Required work: Do not include the pictures; repeat the rest of the data exactly.

== Records for the exercise

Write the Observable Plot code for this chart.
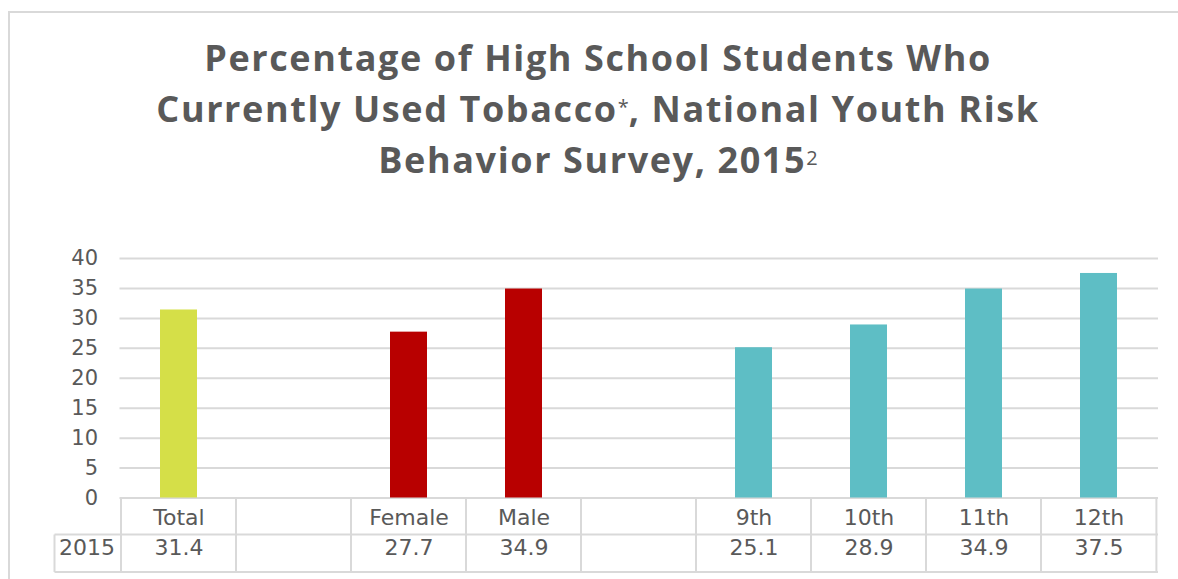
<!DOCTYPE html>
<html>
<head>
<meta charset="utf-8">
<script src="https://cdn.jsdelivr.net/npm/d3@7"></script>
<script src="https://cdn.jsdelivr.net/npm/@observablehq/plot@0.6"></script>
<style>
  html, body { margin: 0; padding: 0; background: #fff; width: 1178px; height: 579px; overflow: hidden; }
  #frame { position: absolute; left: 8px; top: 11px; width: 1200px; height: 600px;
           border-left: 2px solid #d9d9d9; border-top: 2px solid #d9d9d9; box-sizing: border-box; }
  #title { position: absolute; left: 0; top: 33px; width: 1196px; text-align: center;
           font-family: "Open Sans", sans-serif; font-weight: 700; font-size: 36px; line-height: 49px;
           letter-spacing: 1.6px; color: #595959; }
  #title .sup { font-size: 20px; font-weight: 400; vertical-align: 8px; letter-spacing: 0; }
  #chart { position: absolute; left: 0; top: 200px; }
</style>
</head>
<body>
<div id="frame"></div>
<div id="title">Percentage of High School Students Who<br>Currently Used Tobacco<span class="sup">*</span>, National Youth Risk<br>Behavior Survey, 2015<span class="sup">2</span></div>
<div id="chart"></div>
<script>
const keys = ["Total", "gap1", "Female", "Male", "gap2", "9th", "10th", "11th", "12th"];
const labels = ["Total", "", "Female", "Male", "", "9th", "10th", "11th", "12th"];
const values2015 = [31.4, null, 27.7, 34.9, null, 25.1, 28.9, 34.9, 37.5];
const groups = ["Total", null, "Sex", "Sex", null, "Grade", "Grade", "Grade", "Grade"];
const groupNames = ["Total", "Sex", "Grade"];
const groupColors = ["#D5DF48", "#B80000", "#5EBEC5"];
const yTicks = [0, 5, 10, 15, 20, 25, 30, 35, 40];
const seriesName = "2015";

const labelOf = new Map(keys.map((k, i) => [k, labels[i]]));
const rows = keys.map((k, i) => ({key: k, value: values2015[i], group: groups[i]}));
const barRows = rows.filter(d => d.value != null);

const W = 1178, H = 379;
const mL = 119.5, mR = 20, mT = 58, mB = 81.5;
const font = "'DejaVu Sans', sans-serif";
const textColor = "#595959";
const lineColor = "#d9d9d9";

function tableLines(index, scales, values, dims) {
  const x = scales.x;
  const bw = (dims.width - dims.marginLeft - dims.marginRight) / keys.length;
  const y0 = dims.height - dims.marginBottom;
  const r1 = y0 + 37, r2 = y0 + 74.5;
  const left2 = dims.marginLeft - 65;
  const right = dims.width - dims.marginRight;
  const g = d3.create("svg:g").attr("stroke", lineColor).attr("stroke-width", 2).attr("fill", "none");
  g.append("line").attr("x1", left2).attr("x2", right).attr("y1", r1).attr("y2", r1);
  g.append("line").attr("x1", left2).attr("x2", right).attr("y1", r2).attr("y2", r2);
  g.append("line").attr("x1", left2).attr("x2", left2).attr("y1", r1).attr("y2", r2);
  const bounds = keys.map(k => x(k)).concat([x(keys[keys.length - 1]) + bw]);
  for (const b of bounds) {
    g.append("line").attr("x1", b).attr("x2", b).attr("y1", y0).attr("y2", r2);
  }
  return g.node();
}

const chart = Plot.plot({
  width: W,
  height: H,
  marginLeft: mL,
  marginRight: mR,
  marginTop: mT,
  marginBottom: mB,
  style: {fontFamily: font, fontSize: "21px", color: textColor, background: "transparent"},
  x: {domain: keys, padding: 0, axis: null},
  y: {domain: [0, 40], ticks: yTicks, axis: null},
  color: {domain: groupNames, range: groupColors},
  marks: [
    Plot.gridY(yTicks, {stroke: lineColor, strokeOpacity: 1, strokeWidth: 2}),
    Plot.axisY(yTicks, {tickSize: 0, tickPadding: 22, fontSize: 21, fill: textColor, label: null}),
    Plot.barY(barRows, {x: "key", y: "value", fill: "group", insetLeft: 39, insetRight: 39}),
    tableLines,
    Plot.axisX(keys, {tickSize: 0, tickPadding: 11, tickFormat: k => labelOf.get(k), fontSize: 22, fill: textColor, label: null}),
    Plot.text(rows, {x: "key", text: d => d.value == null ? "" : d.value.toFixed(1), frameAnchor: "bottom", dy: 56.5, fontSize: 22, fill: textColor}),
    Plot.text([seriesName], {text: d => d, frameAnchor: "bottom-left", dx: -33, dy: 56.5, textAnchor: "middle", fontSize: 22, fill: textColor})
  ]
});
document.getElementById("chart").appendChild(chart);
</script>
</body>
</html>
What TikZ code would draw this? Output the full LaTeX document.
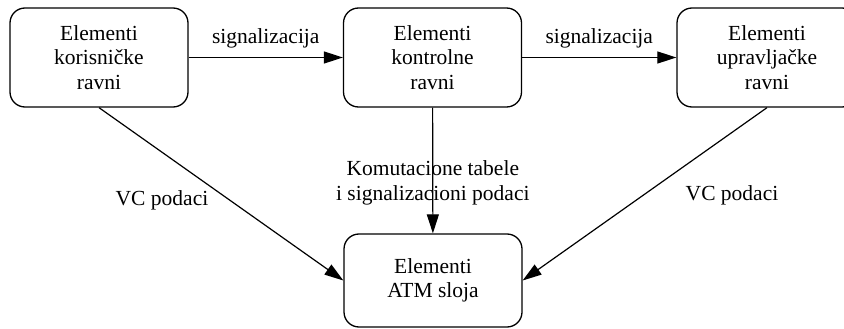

====

Result for this exercise:
Write the Observable Plot code for this chart.
<!DOCTYPE html>
<html>
<head>
<meta charset="utf-8">
<script src="https://cdn.jsdelivr.net/npm/d3@7"></script>
<script src="https://cdn.jsdelivr.net/npm/@observablehq/plot@0.6"></script>
<style>
  html, body { margin: 0; padding: 0; background: #fff; width: 1178px; height: 579px; overflow: hidden; }
  #frame { position: absolute; left: 8px; top: 11px; width: 1200px; height: 600px;
           border-left: 2px solid #d9d9d9; border-top: 2px solid #d9d9d9; box-sizing: border-box; }
  #title { position: absolute; left: 0; top: 33px; width: 1196px; text-align: center;
           font-family: "Open Sans", sans-serif; font-weight: 700; font-size: 36px; line-height: 49px;
           letter-spacing: 1.6px; color: #595959; }
  #title .sup { font-size: 20px; font-weight: 400; vertical-align: 8px; letter-spacing: 0; }
  #chart { position: absolute; left: 0; top: 200px; }
</style>
</head>
<body>
<div id="frame"></div>
<div id="title">Percentage of High School Students Who<br>Currently Used Tobacco<span class="sup">*</span>, National Youth Risk<br>Behavior Survey, 2015<span class="sup">2</span></div>
<div id="chart"></div>
<script>
const keys = ["Total", "gap1", "Female", "Male", "gap2", "9th", "10th", "11th", "12th"];
const labels = ["Total", "", "Female", "Male", "", "9th", "10th", "11th", "12th"];
const values2015 = [31.4, null, 27.7, 34.9, null, 25.1, 28.9, 34.9, 37.5];
const groups = ["Total", null, "Sex", "Sex", null, "Grade", "Grade", "Grade", "Grade"];
const groupNames = ["Total", "Sex", "Grade"];
const groupColors = ["#D5DF48", "#B80000", "#5EBEC5"];
const yTicks = [0, 5, 10, 15, 20, 25, 30, 35, 40];
const seriesName = "2015";

const labelOf = new Map(keys.map((k, i) => [k, labels[i]]));
const rows = keys.map((k, i) => ({key: k, value: values2015[i], group: groups[i]}));
const barRows = rows.filter(d => d.value != null);

const W = 1178, H = 379;
const mL = 119.5, mR = 20, mT = 58, mB = 81.5;
const font = "'DejaVu Sans', sans-serif";
const textColor = "#595959";
const lineColor = "#d9d9d9";

function tableLines(index, scales, values, dims) {
  const x = scales.x;
  const bw = (dims.width - dims.marginLeft - dims.marginRight) / keys.length;
  const y0 = dims.height - dims.marginBottom;
  const r1 = y0 + 37, r2 = y0 + 74.5;
  const left2 = dims.marginLeft - 65;
  const right = dims.width - dims.marginRight;
  const g = d3.create("svg:g").attr("stroke", lineColor).attr("stroke-width", 2).attr("fill", "none");
  g.append("line").attr("x1", left2).attr("x2", right).attr("y1", r1).attr("y2", r1);
  g.append("line").attr("x1", left2).attr("x2", right).attr("y1", r2).attr("y2", r2);
  g.append("line").attr("x1", left2).attr("x2", left2).attr("y1", r1).attr("y2", r2);
  const bounds = keys.map(k => x(k)).concat([x(keys[keys.length - 1]) + bw]);
  for (const b of bounds) {
    g.append("line").attr("x1", b).attr("x2", b).attr("y1", y0).attr("y2", r2);
  }
  return g.node();
}

const chart = Plot.plot({
  width: W,
  height: H,
  marginLeft: mL,
  marginRight: mR,
  marginTop: mT,
  marginBottom: mB,
  style: {fontFamily: font, fontSize: "21px", color: textColor, background: "transparent"},
  x: {domain: keys, padding: 0, axis: null},
  y: {domain: [0, 40], ticks: yTicks, axis: null},
  color: {domain: groupNames, range: groupColors},
  marks: [
    Plot.gridY(yTicks, {stroke: lineColor, strokeOpacity: 1, strokeWidth: 2}),
    Plot.axisY(yTicks, {tickSize: 0, tickPadding: 22, fontSize: 21, fill: textColor, label: null}),
    Plot.barY(barRows, {x: "key", y: "value", fill: "group", insetLeft: 39, insetRight: 39}),
    tableLines,
    Plot.axisX(keys, {tickSize: 0, tickPadding: 11, tickFormat: k => labelOf.get(k), fontSize: 22, fill: textColor, label: null}),
    Plot.text(rows, {x: "key", text: d => d.value == null ? "" : d.value.toFixed(1), frameAnchor: "bottom", dy: 56.5, fontSize: 22, fill: textColor}),
    Plot.text([seriesName], {text: d => d, frameAnchor: "bottom-left", dx: -33, dy: 56.5, textAnchor: "middle", fontSize: 22, fill: textColor})
  ]
});
document.getElementById("chart").appendChild(chart);
</script>
</body>
</html>
What TikZ code would draw this? Output the full LaTeX document.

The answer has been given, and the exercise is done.